Hence the conviction that theological Anthropology must be made up from the indispensable bond uniting Christology and anthropology, that is, by assuming the Christological event as a “principle” and “form” (Gestalt) freely carried out by man throughout history. Jesus Christ is the unique and singular event, historically verifiable and effectively contemporary to every person at all times. Faith in the God who gives himself to man in Christ entails a determination to be a person for all people (cf. Brambilla; GS 22). Jesus is both a truth to believe, and a form of belief, for Christ is not only the object of faith (fides theologalis), but also for all humanity a “filial form” and a model (fides Iesu).

This reflection on humanity’s destiny towards Christ and of his redemption and justification in Him requires a historical and ontological reference regarding man’s self-understanding in history. In other words, it requires connecting the truth of God communicated in Jesus to the process through which mankind freely seeks the truth. Theological Anthropology, therefore, will have to confront the different historical forms with which what is human is considered and understood in an objective mode and to demonstrate specifically the possibility of relationships (made of inseparability and difference) between the diverse cultural and religious visions and the specific vision of the Christian faith of mankind.
With the traditional triptych of creation, sin/grace and redemption/justification as a common thread, Theological Anthropology seeks to develop a coherent fundamental vision, guiding the various questions-challenges of today: particularly those relating to (1) nature in the context of scientific developments; (2) the modern concept of «subject» as an autonomous centre of consciousness and action; (3) the postmodern proposal of «difference» and «relationality» in the globalized world.

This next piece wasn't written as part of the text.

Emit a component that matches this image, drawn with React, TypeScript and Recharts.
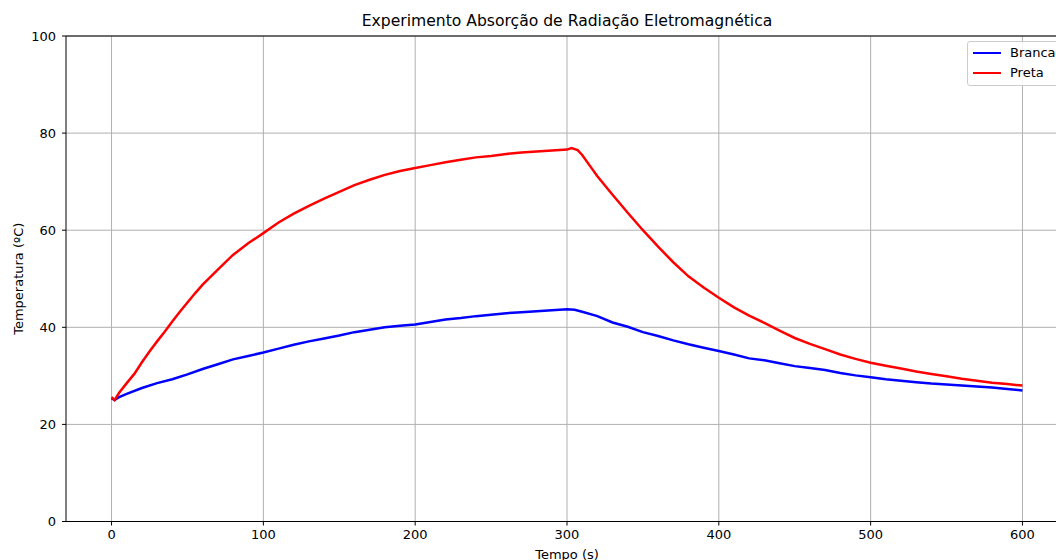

However, to answer the question «Who am I?», an intellectual effort or mere rational adherence to the truths of faith would not suffice. An appropriate response will have to be based on the «experience» of the good things that human beings preserve in themselves as the abode of God and, above all, on the experience of the union of love with Jesus Christ. In this sense, the fundamental axis of Anthropology is the category of «experience» synthesized in the Christological axiom of St Teresa of Jesus: «We shall never be completely ourselves if we do not strive to know God» (1 Mansions 2:9). This is an ontological view of the complete person, since such a perspective not only reverses the Greco-Western conception (i.e., the self-referentiality of the «I» in the light of the principle of Aristotelian identity), but also the personalistic vision, in which it is the «I» who goes towards a «thou». In the concept of Teresian mysticism, the «I» comes from a Thou (God) and is known in the «Thou» of Christ. «Seek yourself in Me» (Poetry 8) is the invitation that Teresa receives from Christ himself and it is in this invitation that lies the interpretive key of her concept about the universal question of “who is man “. Self-knowledge in Christ is enlightened and energized by the progress in love that the soul experiences at the same time. The anthropological-spiritual path involves fine-tuning, purifying love in order to be able to unite ourselves to Christ and to become perfect in Him, and to be able to perceive our own imago Dei.

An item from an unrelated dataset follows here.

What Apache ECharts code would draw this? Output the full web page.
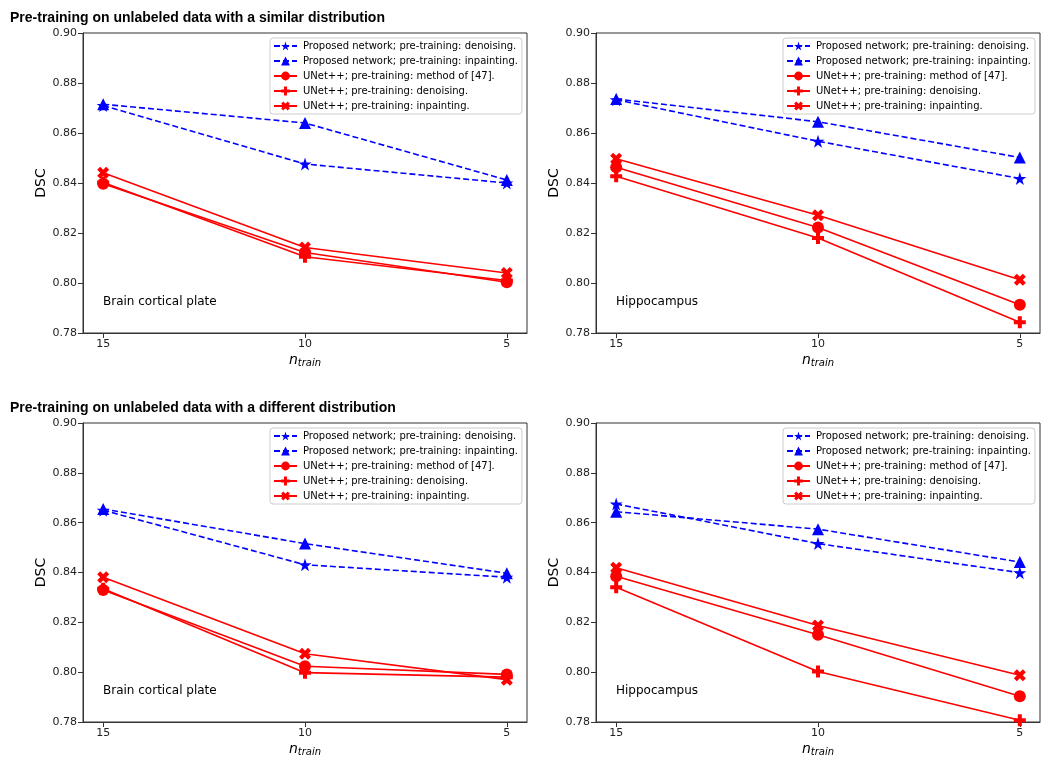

The specialization in Theological Anthropology aims to offer the student, through the Second Cycle Program, the necessary tools to develop a single synthesis of two constituent principles of classical anthropology, that is, the principle of the imago Dei and that which understands man as a transcendent and open being. Through a thorough and contextualized study of this convergence, the student will be able to discern the various current problems concerning the Christian vision of man focused on the concept of person, endowed in addition with essential qualities such as historicity, culture, religiosity and intersubjectivity.

Skills ─ Knowledge

After working through the Second Cycle, the student will be trained to:
– Have a scientific knowledge of the message of Christian Revelation about the human being and to interpret theological texts that speak of it, in a way that is precise, valid and understandable in the current context;
– Exercise dialectics correctly in theological dialogue, develop interdisciplinary overviews and formulate informed conclusions on the anthropological question;
– Write and publish scholarly works that broaden knowledge of Anthropology in general, in a perspective of Christian faith;
– Plan and implement diverse programs of reflection on the faith, in a defined and differentiated dialogue with current cultures, with Christian religions and confessions.

This specialization is intended for students who, having completed the theological studies of the Institutional Cycle, want to achieve the degrees of:
a) Licence in Theology specialising in Theological Anthropology (cf. Statute, art. 5b).
b) Doctorate in Theology specialising in Theological Anthropology (cf. Statute, art. 5b).